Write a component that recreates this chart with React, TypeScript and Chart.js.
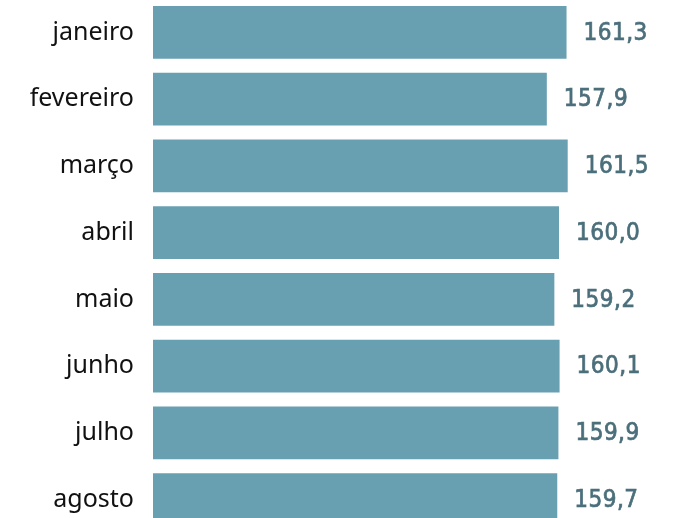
import React, { useEffect, useRef } from "react";
import { Chart, registerables } from "chart.js";

Chart.register(...registerables);

const categories = ["janeiro", "fevereiro", "março", "abril", "maio", "junho", "julho", "agosto"];
const values = [161.3, 157.9, 161.5, 160.0, 159.2, 160.1, 159.9, 159.7];
const valueLabels = ["161,3", "157,9", "161,5", "160,0", "159,2", "160,1", "159,9", "159,7"];

const valueLabelPlugin = {
  id: "valueLabels",
  afterDatasetsDraw(chart: any) {
    const ctx = chart.ctx;
    const meta = chart.getDatasetMeta(0);
    ctx.save();
    ctx.fillStyle = "#4b6f7b";
    ctx.strokeStyle = "#4b6f7b";
    ctx.lineWidth = 0.7;
    ctx.font = "24px 'DejaVu Sans Condensed', 'DejaVu Sans', sans-serif";
    ctx.textAlign = "left";
    ctx.textBaseline = "middle";
    try { (ctx as any).letterSpacing = "0.5px"; } catch (e) {}
    meta.data.forEach((bar: any, i: number) => {
      ctx.fillText(valueLabels[i], bar.x + 17, bar.y + 1);
      ctx.strokeText(valueLabels[i], bar.x + 17, bar.y + 1);
    });
    ctx.restore();
  },
};

export default function App() {
  const ref = useRef<HTMLCanvasElement | null>(null);
  useEffect(() => {
    if (!ref.current) return;
    const chart = new Chart(ref.current, {
      type: "bar",
      data: {
        labels: categories,
        datasets: [
          {
            data: values,
            backgroundColor: "#68a0b2",
            borderWidth: 0,
            categoryPercentage: 1,
            barPercentage: 0.79,
          },
        ],
      },
      options: {
        indexAxis: "y",
        animation: false,
        responsive: false,
        maintainAspectRatio: false,
        devicePixelRatio: 1,
        layout: { padding: 0 },
        plugins: { legend: { display: false }, tooltip: { enabled: false } },
        scales: {
          x: { display: false, min: 90, max: 180 },
          y: {
            grid: { display: false, drawTicks: false },
            border: { display: false },
            ticks: {
              color: "#111",
              padding: 19,
              font: { family: "'Noto Sans', 'Open Sans', sans-serif", size: 25 },
            },
            afterFit(scale: any) {
              scale.width = 153;
              scale.paddingTop = 0;
              scale.paddingBottom = 0;
            },
          },
        },
      },
      plugins: [valueLabelPlugin],
    });
    return () => chart.destroy();
  }, []);
  return (
    <div style={{ position: "fixed", top: -1, left: 0, width: 675, height: 534, background: "#fff" }}>
      <canvas ref={ref} width={675} height={534} style={{ display: "block", width: 675, height: 534 }} />
    </div>
  );
}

--

● **What is needed**
The answer should be a single number: the count of lines in the data that include the string "React".

● **The answer**
2